- Education: Yale University, Princeton University, Carnegie Mellon University
- Scientific career
- Fields: Demography
- Institutions: University of Pennsylvania
- Thesis: Models of Urban and Spatial Concentration (1975)

= Daniel Vining Jr. =

American demographer (born 1944)

Daniel Rutledge Vining Jr. (born January 12, 1944, Fayetteville, Arkansas) is an American demographer who has been an emeritus professor at the University of Pennsylvania since 2010.

==Education and career==
He was the son of Daniel Rutledge Vining, who was economics professor at the University of Arkansas, Fayetteville, and the University of Virginia, Charlottesville. Vining received his B.A. degree from Yale University in 1966, his M.P.A. from the Woodrow Wilson School of Public and International Affairs at Princeton University in 1971, and his Ph.D. from the Carnegie Mellon University School of Urban and Public Affairs in 1975. In 1974, he was named a lecturer in the Regional Science Department at the University of Pennsylvania, where he became an assistant professor in 1975 and a tenured associate professor in 1980. In 1981, he was named an associate professor of public and urban policy for three years retroactive to July 1, 1980. He remained an associate professor at the University of Pennsylvania until 1993, and became an emeritus professor there in 2010.

==Research==
Vining has argued that the average IQ of Americans has decreased by about 5 points since IQ tests became widely used in the early 20th century. He has also argued that wealthy families tend to have as many, or fewer, children than do low-income families, which he has argued occurs because human reproductive behavior is learned, not heritable.

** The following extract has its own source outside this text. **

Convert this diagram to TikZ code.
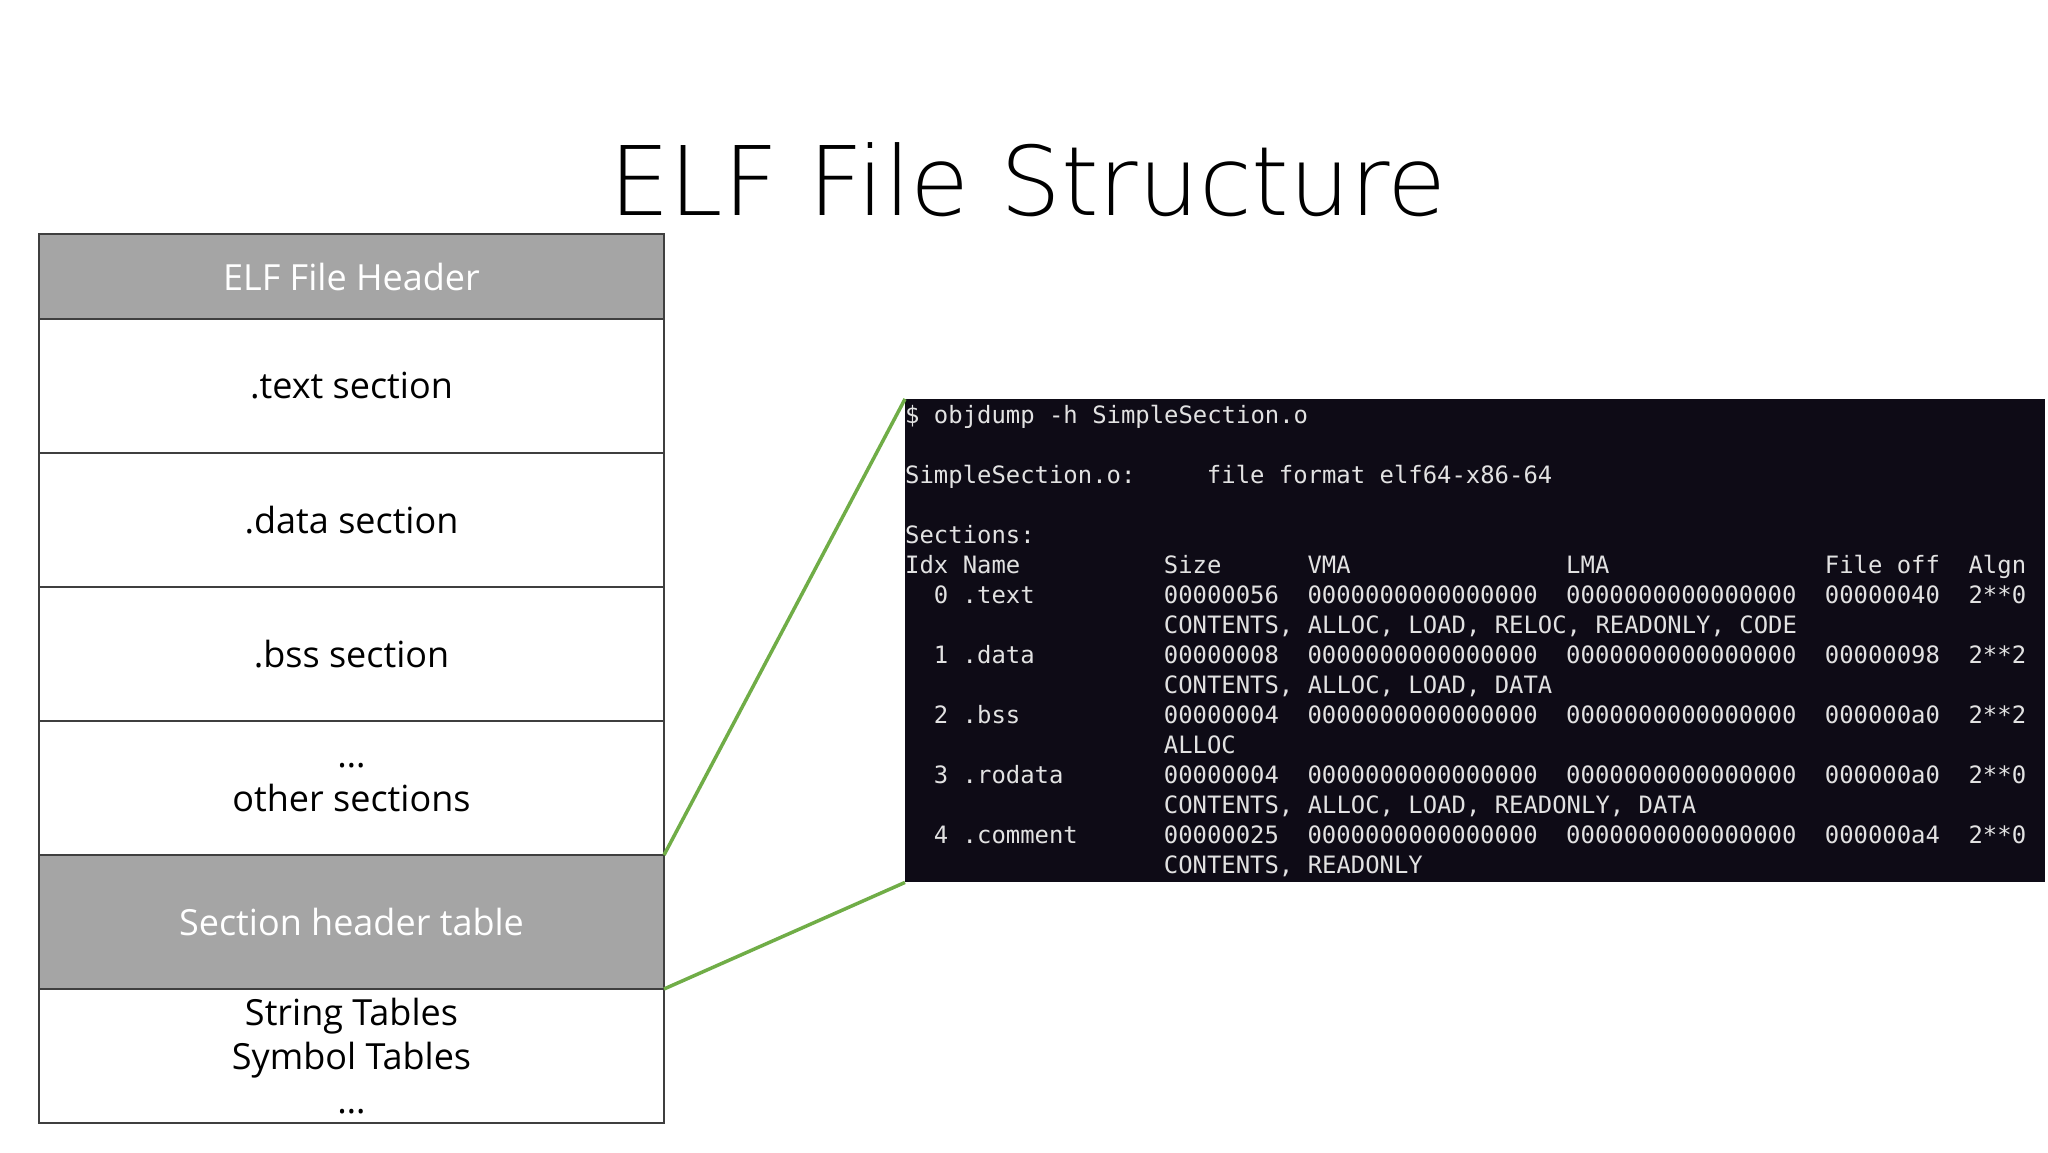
\documentclass[tikz,border=0pt]{standalone}
\usepackage{fontspec}
\setmainfont{Open Sans}
\newfontfamily\titlefont{DejaVu Sans ExtraLight}
\newfontfamily\termfont{DejaVu Sans Mono}
\definecolor{hdr}{HTML}{A5A5A5}
\definecolor{bord}{HTML}{3F3F3F}
\definecolor{term}{HTML}{0E0B16}
\definecolor{ttxt}{HTML}{E2E2E2}
\definecolor{grn}{HTML}{70AD47}
\begin{document}
\begin{tikzpicture}[x=1pt,y=-1pt,
  cell/.style={draw=bord,line width=2pt,fill=white,minimum width=625pt,inner sep=0pt,align=center,
    font=\fontsize{36}{44}\selectfont,text=black},
  hcell/.style={cell,fill=hdr,text=white},
  tt/.style={anchor=base west,inner sep=0pt,text=ttxt,font=\termfont\fontsize{23.9}{30}\selectfont},
  link/.style={draw=grn,line width=3.5pt}]
\useasboundingbox[fill=white] (0,0) rectangle (2048,1152);
\node[font=\titlefont\fontsize{96}{110}\selectfont] (title) at (1028,180) {ELF File Structure};
\node[hcell,minimum height=85pt] (h) at (351.5,276.5) {ELF File Header};
\node[cell,minimum height=134pt] (txt) at (351.5,386) {.text section};
\node[cell,minimum height=134pt] (dat) at (351.5,520) {.data section};
\node[cell,minimum height=134pt] (bss) at (351.5,654) {.bss section};
\node[cell,minimum height=134pt] (oth) at (351.5,788) {\dots\\other sections};
\node[hcell,minimum height=134pt] (sht) at (351.5,922) {Section header table};
\node[cell,minimum height=134pt] (str) at (351.5,1056) {String Tables\\Symbol Tables\\\dots};
\node[fill=term,inner sep=0pt,minimum width=1140pt,minimum height=483pt,anchor=north west] (t) at (905,399) {};
\coordinate (a1) at (664,855); \coordinate (a2) at (664,989);
\draw[link] (a1) -- (t.north west);
\draw[link] (a2) -- (t.south west);
\def\cx#1{905+#1*14.37}
\def\ry#1{423+#1*30.06}
\node[tt] (l0) at (\cx{0},\ry{0}) {\$ objdump -h SimpleSection.o};
\node[tt] (l2a) at (\cx{0},\ry{2}) {SimpleSection.o:};
\node[tt] (l2b) at (\cx{21},\ry{2}) {file format elf64-x86-64};
\node[tt] (l4) at (\cx{0},\ry{4}) {Sections:};
\foreach \c/\s [count=\i] in {0/Idx Name,18/Size,28/VMA,46/LMA,64/File off,74/Algn}
  \node[tt] (hd\i) at (\cx{\c},\ry{5}) {\s};
\foreach \r/\n/\sz/\fo/\al/\fl [count=\i] in {
  6/0 .text/00000056/00000040/2**0/{CONTENTS, ALLOC, LOAD, RELOC, READONLY, CODE},
  8/1 .data/00000008/00000098/2**2/{CONTENTS, ALLOC, LOAD, DATA},
  10/2 .bss/00000004/000000a0/2**2/ALLOC,
  12/3 .rodata/00000004/000000a0/2**0/{CONTENTS, ALLOC, LOAD, READONLY, DATA},
  14/4 .comment/00000025/000000a4/2**0/{CONTENTS, READONLY}}{
  \node[tt] (n\i) at (\cx{2},\ry{\r}) {\n};
  \node[tt] (s\i) at (\cx{18},\ry{\r}) {\sz};
  \node[tt] (v\i) at (\cx{28},\ry{\r}) {0000000000000000};
  \node[tt] (m\i) at (\cx{46},\ry{\r}) {0000000000000000};
  \node[tt] (o\i) at (\cx{64},\ry{\r}) {\fo};
  \node[tt] (g\i) at (\cx{74},\ry{\r}) {\al};
  \pgfmathtruncatemacro\rr{\r+1}
  \node[tt] (f\i) at (\cx{18},\ry{\rr}) {\fl};
}
\end{tikzpicture}
\end{document}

==Controversial views and affiliations==
Vining has previously been an editorial board member of the scientific racist journal Mankind Quarterly, and he has argued that America is undergoing a "dysgenesis" because more intelligent people in America are not reproducing as often. He has also asserted that this "dysgenesis" is especially harmful to African Americans. His work was cited in the prominent 1994 book the Bell Curve, and he has received $197,750 in grants from the Pioneer Fund, for which he has been criticized as a "race scientist". Vining has responded to these criticisms by saying that the media has unfairly characterized him and the Pioneer Fund.